Single parenting, Hurtful or helpful?


I have been a single mother on and off for 5 years now. Honestly single parenting has always terrified me and probably always will. How do you know if single parenting is the right step to make? Some women don’t have the choice and end up single mothers because the fathers want nothing to do with their children. But what about when its your choice as a mother to be a single parent?

 Recently, I have cut off all contact with my kids father for reasons I have explained I earlier posts. In my opinion, as a mother, cutting him out of my life is probably the best thing I could do for my children. Between the domestic violence and just plain never having a nice word to say to each other, it was getting out of hand to where my sons thought it was okay to treat me the same way. Tommy and Dill’s father though is honestly a good father, just not a good, well anything else at his point in his life. My children were affected before the whole split and they are definitely affected now. Tommy is constantly asking me, “Why doesn’t daddy want to see me today mommy?” Honestly all I can do is sit there and tell him daddy is sick or daddy is at school or daddy is doing something. Even though I have a lot of hatred built up for their father,  I would rather my boys not. I stayed with their father in a messed up situation for years to ensure that my boys had a roof over their head and food on their plate.  It got to the point though that I became ready to break free and believe that within myself I can find the strength and resources to provide these things for my sons. My sons are hurt though, they are confused all the time and their is nothing I can do to make them feel better. I know some day they will feel better and in the long run that they are better off but are they?

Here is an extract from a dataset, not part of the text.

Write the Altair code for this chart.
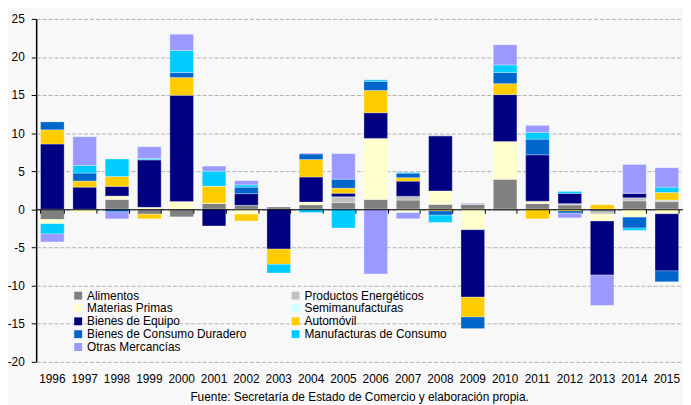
import altair as alt
import pandas as pd

years = [str(y) for y in range(1996, 2016)]

categories = [
    "Alimentos",
    "Productos Energéticos",
    "Materias Primas",
    "Semimanufacturas",
    "Bienes de Equipo",
    "Automóvil",
    "Bienes de Consumo Duradero",
    "Manufacturas de Consumo",
    "Otras Mercancías",
]
colors = ["#808080", "#c0c0c0", "#ffffcc", "#ccffff", "#000080",
          "#ffcc00", "#0066cc", "#00ccff", "#9999ff"]

# legend reading order (two columns, filled row by row in the reference)
legend_order = [
    "Alimentos", "Materias Primas", "Bienes de Equipo",
    "Bienes de Consumo Duradero", "Otras Mercancías",
    "Productos Energéticos", "Semimanufacturas", "Automóvil",
    "Manufacturas de Consumo",
]

#            1996   1997  1998   1999   2000  2001  2002   2003  2004  2005  2006  2007   2008   2009   2010   2011   2012   2013   2014   2015
alimentos = [-1.35, 0.0, 1.3, -0.65, -1.0, 0.78, 0.5, 0.35, 0.6, 0.86, 1.3, 1.2, 0.65, 0.69, 3.93, 0.75, 0.56, -0.35, 1.1, 0.99]
energeticos = [0.0, 0.0, 0.0, 0.0, 0.0, 0.0, 0.0, 0.0, 0.0, 0.78, 0.0, 0.49, 0.0, 0.0, -0.25, 0.0, 0.17, -0.3, 0.4, 0.21]
materias = [-0.55, -0.44, 0.43, 0.25, 1.0, 0.0, -0.65, 0.0, 0.35, 0.0, 8.0, -0.35, 1.75, -2.7, 4.97, 0.3, 0.0, -0.9, -1.04, -0.6]
semimanuf = [0.0, 0.0, 0.0, 0.0, 0.0, 0.0, 0.0, 0.0, 0.0, 0.0, 0.0, -0.1, 0.0, 0.0, 0.0, 0.0, 0.0, 0.0, 0.0, 0.0]
equipo = [8.57, 2.9, 1.27, 6.25, 13.97, -2.2, 1.55, -5.24, 3.28, 0.46, 3.38, 2.0, 7.25, -8.86, 6.16, 6.1, 1.35, -7.1, 0.6, -7.5]
automovil = [1.86, 0.8, 1.3, -0.6, 2.33, 2.25, -0.9, -2.0, 2.3, 0.67, 2.92, 0.45, -0.22, -2.6, 1.44, -1.26, -0.23, 0.65, 0.0, 1.0]
duradero = [1.04, 1.05, -0.35, 0.0, 0.66, 0.0, 0.85, 0.0, 0.74, 1.17, 1.2, 0.6, -0.56, -1.52, 1.46, 2.06, -0.29, 0.0, -1.43, -1.43]
manufacturas = [-1.35, 1.0, 2.3, 0.16, 2.9, 1.97, 0.3, -1.15, -0.44, -2.47, 0.2, 0.1, -0.96, 0.0, 1.0, 0.88, 0.26, 0.0, -0.31, 0.7]
otras = [-1.05, 3.77, -0.92, 1.54, 2.13, 0.66, 0.55, 0.0, 0.1, 3.36, -8.5, -0.8, 0.0, 0.1, 2.64, 0.92, -0.61, -3.99, 3.78, 2.55]

footer = "Fuente: Secretaría de Estado de Comercio y elaboración propia."

series = [alimentos, energeticos, materias, semimanuf, equipo,
          automovil, duradero, manufacturas, otras]

rows = []
for ci, (cat, vals) in enumerate(zip(categories, series)):
    for yr, v in zip(years, vals):
        rows.append({"year": yr, "cat": cat, "value": v, "order": ci})
df = pd.DataFrame(rows)

W, H = 654.5, 346.6
FONT = "Liberation Sans"

x_scale = alt.Scale(paddingInner=0.27, paddingOuter=0.135)

base = alt.Chart(df)

bars = base.mark_bar(stroke="white", strokeWidth=0.5, strokeOpacity=0.6).encode(
    x=alt.X("year:N", sort=years, scale=x_scale,
            axis=alt.Axis(title=None, labelAngle=0, domain=False, ticks=False,
                          labelPadding=12, labelFontSize=12, labelColor="black",
                          labelFont=FONT, grid=False, orient="bottom")),
    y=alt.Y("value:Q", stack="zero",
            scale=alt.Scale(domain=[-20, 25], nice=False),
            axis=alt.Axis(title=None, values=list(range(-20, 30, 5)),
                          labelExpr="'' + datum.value",
                          grid=True, gridDash=[4, 2], gridColor="#b0b0b0",
                          gridWidth=1, domainColor="black", domainWidth=1.5,
                          tickColor="black", tickSize=5, labelPadding=7,
                          labelFontSize=12, labelFont=FONT, labelColor="black")),
    color=alt.Color("cat:N", sort=categories,
                    scale=alt.Scale(domain=categories, range=colors),
                    legend=alt.Legend(orient="none", legendX=36.5, legendY=274,
                                      columns=2, title=None, symbolType="square",
                                      values=legend_order,
                                      symbolSize=64, symbolStrokeWidth=0,
                                      labelFontSize=12, labelFont=FONT,
                                      labelColor="black", labelLimit=300,
                                      columnPadding=43, rowPadding=1,
                                      labelOffset=3, padding=0)),
    order=alt.Order("order:Q", sort="ascending"),
)

zero_axis = base.mark_tick(opacity=0).encode(
    x=alt.X("year:N", sort=years, scale=x_scale,
            axis=alt.Axis(title=None, orient="bottom", offset=-154, labels=False,
                          domain=True, domainColor="black", domainWidth=1,
                          ticks=True, tickBand="extent", tickSize=4,
                          tickColor="black", grid=False, zindex=1)),
)

chart = alt.layer(bars, zero_axis).resolve_axis(x="independent").properties(
    width=W, height=H,
    autosize=alt.AutoSizeParams(type="none"),
    padding={"left": 28.5, "top": 8.7, "right": 0, "bottom": 41.7},
    background="#f8f8f8",
    title=alt.TitleParams(footer, orient="bottom", anchor="middle", fontSize=12,
                          fontWeight="normal", font=FONT, color="black", offset=8),
).configure_view(stroke=None)

chart.save("out.html", embed_options={"renderer": "svg", "actions": False})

My mother and her husband raise Phil in a two parent house hold. Phil like I have mentioned in earlier posts is a very spoiled basically only child considering his closest in age sibling is 19. Phil has his mommy and daddy at all times, as well as a two parent household income. Income in my opinion really does increase a child’s happiness because they are not needing of anything. Even though there have been problems in my moms and step dads relationship, they stick it out, which I find interesting. My mom is one of those people who doesn’t let go very well, which sort of passed on to me. My step father is an alcoholic and has mental health issues, which I know have affected my brother, but my brother is pretty much for the most part a happy kid. Did they make the right decision? I will never know, I kind of sit back and watch the situation play out.

Now Chuckie’s mom is a single mom as well. She has 2 kids that she cares for and figures out all the time how to raise them on their own. Chuckie’s father was in jail for 6 years of his life, so he did have a couple men come in and out and try and raise him like they were his father. He has a little half brother to a man that was abusive to his mother. In my observations, income is one of the biggest factors on if a child is happy with a single parent or not. Chuckie has nothing, then all the sudden he will have everything and then in  blink of an eye its all taken away again. I imagine that’s hard on a child’s ego and he must not expect much out of life since life hasn’t given him much in return. 3 men have stepped in to raise Chuckie since he was born, and they all come in an out of his if as well. Now that his father is out of jail, he is not having much contact with him either. The only person he’s ever had consistent in his life is his mother and that’s a rare thing as well.

So in the end, my biggest question is, does growing up without a mother or father in a child’s life hurt them? Or in the long run can it help them? What’s right or wrong when it comes to being a single parent, or even a two parent homed family? That’s where I wish you would tune in America and help me out, Maybe on some of your own experiences?